The Sentimental Drunk

Once these people put a bottle to their face, they’ll start handing out hugs like free T-shirts. The girl they just met will become their new best friend, and the best friends they went out with will become their soul mates during the course of the night. These drunks will sail around the party with a teary smile proclaiming, “I just love you all so much!” 

The Horny Drunk

These drunks won’t just want to dance with somebody; they’ll want to feel the heat with somebody as well. Alcohol will make their carnal desire so strong that they’ll invite just about anyone to a slumber party in their basement. 

9 Types of Drunks

The Sad Drunk

With each drinks, these types of drunks will feel the weight of their insecurities, their unrequited love, and their daddy issues more and more heavily.
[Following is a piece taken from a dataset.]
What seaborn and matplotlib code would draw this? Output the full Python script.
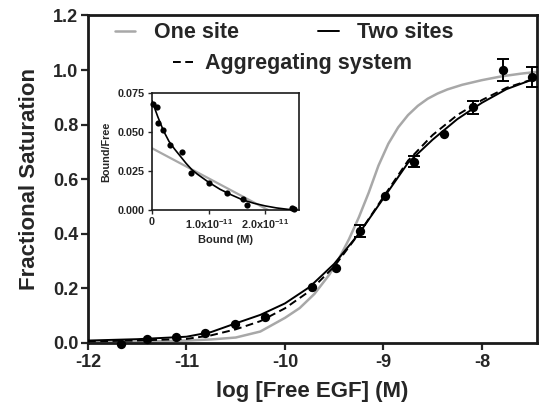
import numpy as np
import pandas as pd
import matplotlib
matplotlib.use("Agg")
import matplotlib.pyplot as plt
import seaborn as sns

# ---------------- data ----------------
# main panel: measured points
log_free = [-11.66, -11.40, -11.11, -10.81, -10.51, -10.20, -9.73, -9.48,
            -9.24, -8.98, -8.69, -8.38, -8.09, -7.79, -7.495]
frac_sat = [-0.003, 0.015, 0.023, 0.035, 0.068, 0.097, 0.205, 0.273,
            0.41, 0.54, 0.664, 0.766, 0.864, 1.0, 0.974]
frac_err = [0, 0, 0, 0, 0, 0, 0, 0, 0.023, 0, 0.02, 0, 0.024, 0.039, 0.037]

# fitted curves
one_x = [-12, -11.5, -11, -10.75, -10.5, -10.25, -10.0, -9.85, -9.7, -9.55,
         -9.45, -9.35, -9.25, -9.15, -9.05, -8.95, -8.85, -8.75, -8.65,
         -8.55, -8.45, -8.35, -8.2, -8.0, -7.8, -7.6, -7.45]
one_y = [0.003, 0.005, 0.009, 0.013, 0.02, 0.042, 0.092, 0.128, 0.18, 0.25,
         0.31, 0.38, 0.46, 0.55, 0.65, 0.73, 0.79, 0.835, 0.869,
         0.895, 0.914, 0.929, 0.946, 0.963, 0.977, 0.987, 0.993]

two_x = [-12, -11.5, -11, -10.75, -10.5, -10.25, -10, -9.75, -9.5, -9.25,
         -9.0, -8.75, -8.5, -8.25, -8.0, -7.75, -7.45]
two_y = [0.009, 0.014, 0.023, 0.040, 0.072, 0.103, 0.145, 0.205, 0.29, 0.40,
         0.53, 0.66, 0.745, 0.82, 0.88, 0.93, 0.97]

agg_x = [-12, -11.5, -11, -10.75, -10.5, -10.25, -10, -9.75, -9.5, -9.25,
         -9.0, -8.75, -8.5, -8.25, -8.0, -7.75, -7.45]
agg_y = [0.006, 0.009, 0.015, 0.028, 0.05, 0.08, 0.127, 0.19, 0.28, 0.40,
         0.535, 0.668, 0.762, 0.835, 0.89, 0.935, 0.97]

# inset (Scatchard plot)
bound = [0.02e-11, 0.08e-11, 0.11e-11, 0.20e-11, 0.31e-11, 0.53e-11, 0.68e-11,
         1.0e-11, 1.32e-11, 1.60e-11, 1.67e-11, 2.47e-11, 2.50e-11]
bound_free = [0.068, 0.066, 0.0557, 0.0514, 0.0418, 0.0369, 0.024,
              0.0176, 0.0107, 0.0071, 0.0032, 0.001, 0.0005]

ins_one_x = [0.0, 2.05e-11]
ins_one_y = [0.0396, 0.0]

ins_two_x = [0, 0.05e-11, 0.1e-11, 0.2e-11, 0.3e-11, 0.4e-11, 0.5e-11, 0.6e-11,
             0.7e-11, 0.8e-11, 1.0e-11, 1.2e-11, 1.4e-11, 1.6e-11, 1.8e-11,
             2.0e-11, 2.2e-11, 2.4e-11, 2.55e-11]
ins_two_y = [0.070, 0.065, 0.060, 0.051, 0.044, 0.039, 0.0345, 0.030, 0.026,
             0.023, 0.0178, 0.0133, 0.0097, 0.0065, 0.0043, 0.0026, 0.0013,
             0.0004, 0.0]

x_ticks = [-12, -11, -10, -9, -8]
y_ticks = [0.0, 0.2, 0.4, 0.6, 0.8, 1.0, 1.2]
ins_xticks = [0, 1e-11, 2e-11]
ins_xlabels = ["0", r"1.0x10$^{\mathbf{-11}}$", r"2.0x10$^{\mathbf{-11}}$"]
ins_yticks = [0.0, 0.025, 0.05, 0.075]
ins_ylabels = ["0.000", "0.025", "0.050", "0.075"]

# ---------------- style ----------------
sns.set_style("ticks")
plt.rcParams["font.family"] = ["Liberation Sans", "DejaVu Sans"]
plt.rcParams["font.weight"] = "bold"
plt.rcParams["axes.unicode_minus"] = False
plt.rcParams["mathtext.fontset"] = "custom"
plt.rcParams["mathtext.rm"] = "Liberation Sans:bold"
plt.rcParams["mathtext.bf"] = "Liberation Sans:bold"
plt.rcParams["mathtext.it"] = "Liberation Sans:bold"

GRAY = "#a8a8a8"

fig = plt.figure(figsize=(5.41, 4.03), dpi=100)
ax = fig.add_axes([0.1627, 0.1489, 0.8299, 0.8127])

sns.lineplot(x=one_x, y=one_y, ax=ax, color=GRAY, lw=1.8, label="One site",
             legend=False, zorder=2)
sns.lineplot(x=two_x, y=two_y, ax=ax, color="black", lw=1.4, label="Two sites",
             legend=False, zorder=3)
sns.lineplot(x=agg_x, y=agg_y, ax=ax, color="black", lw=1.4,
             label="Aggregating system", legend=False, zorder=3)
l_one, l_two, l_agg = ax.lines[0], ax.lines[1], ax.lines[2]
l_agg.set_linestyle((0, (4, 2.3)))

pts = pd.DataFrame({"x": log_free, "y": frac_sat, "e": frac_err})
sns.scatterplot(data=pts, x="x", y="y", ax=ax, color="black", s=45,
                linewidth=0, zorder=5, clip_on=False)
pe = pts[pts["e"] > 0]
ax.errorbar(pe["x"], pe["y"], yerr=pe["e"], fmt="none", ecolor="black",
            elinewidth=1.4, capsize=4, capthick=1.4, zorder=4)

ax.set_xlim(-12, -7.44)
ax.set_ylim(0, 1.2)
ax.set_xticks(x_ticks)
ax.set_xticklabels([str(t) for t in x_ticks])
ax.set_yticks(y_ticks)
ax.set_yticklabels([f"{t:.1f}" for t in y_ticks])
ax.tick_params(axis="x", labelsize=13, width=1.6, length=5, pad=3)
ax.tick_params(axis="y", labelsize=13, width=1.6, length=5, pad=2)
for lab in ax.get_xticklabels() + ax.get_yticklabels():
    lab.set_fontweight("bold")
for sp in ax.spines.values():
    sp.set_visible(True)
    sp.set_linewidth(2.0)
    sp.set_color("#1a1a1a")
ax.set_xlabel("log [Free EGF] (M)", fontsize=16, fontweight="bold", labelpad=7)
ax.set_ylabel("Fractional Saturation", fontsize=16, fontweight="bold",
              labelpad=9)

leg1 = ax.legend([l_one, l_two], ["One site", "Two sites"], ncol=2,
                 loc="center left", bbox_to_anchor=(0.06, 0.947),
                 frameon=False, prop={"size": 15.5, "weight": "bold"},
                 handlelength=0.95, handletextpad=0.85, columnspacing=3.7,
                 borderpad=0, borderaxespad=0)
ax.add_artist(leg1)
ax.legend([l_agg], ["Aggregating system"], loc="center left",
          bbox_to_anchor=(0.189, 0.852), frameon=False,
          prop={"size": 15.5, "weight": "bold"}, handlelength=0.95,
          handletextpad=0.55, borderpad=0, borderaxespad=0)

# ---------------- inset ----------------
axin = fig.add_axes([0.281, 0.479, 0.272, 0.290])
sns.lineplot(x=ins_one_x, y=ins_one_y, ax=axin, color=GRAY, lw=1.6, zorder=2)
sns.lineplot(x=ins_two_x, y=ins_two_y, ax=axin, color="black", lw=1.2,
             zorder=3)
sns.scatterplot(x=bound, y=bound_free, ax=axin, color="black", s=20,
                linewidth=0, zorder=5, clip_on=False)
axin.set_xlim(0, 2.6e-11)
axin.set_ylim(0, 0.075)
axin.set_xticks(ins_xticks)
axin.set_xticklabels(ins_xlabels)
axin.set_yticks(ins_yticks)
axin.set_yticklabels(ins_ylabels)
axin.tick_params(labelsize=7.8, width=1.0, length=3, pad=2)
for lab in axin.get_xticklabels() + axin.get_yticklabels():
    lab.set_fontweight("bold")
for sp in axin.spines.values():
    sp.set_visible(True)
    sp.set_linewidth(1.2)
    sp.set_color("#1a1a1a")
axin.set_xlabel("Bound (M)", fontsize=8, fontweight="bold", labelpad=3)
axin.set_ylabel("Bound/Free", fontsize=7.8, fontweight="bold", labelpad=5)

fig.savefig("out.png", dpi=100)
The night will end with them sobbing in a staircase, asking everyone that passes if they are pretty or if anyone will ever be capable of loving them. 

The Angry Drunk

Alcohol has the effect of stirring up embittered memories and unresolved animosity in these people, and soon enough they’ll be stomping about like Rage Against the Machine is providing their internal soundtrack. The night won’t end without them creating a scene straight out a telenovela.  

The Quiet Drunk

These are perhaps the most disconcerting drunks of all. Alcohol does not make them boisterous, or bold, or brash; instead they will retreat wordlessly to a corner, sipping from their solo cup and staring fixedly on some unseen object. Stay far, far away from these types of people. 

The fun of it all is that no one can be pigeonholed into any one category; wine might make them weepy while rum will make them randy. So go get your drink on; who knows where the night, or your vodka red bull, will take you!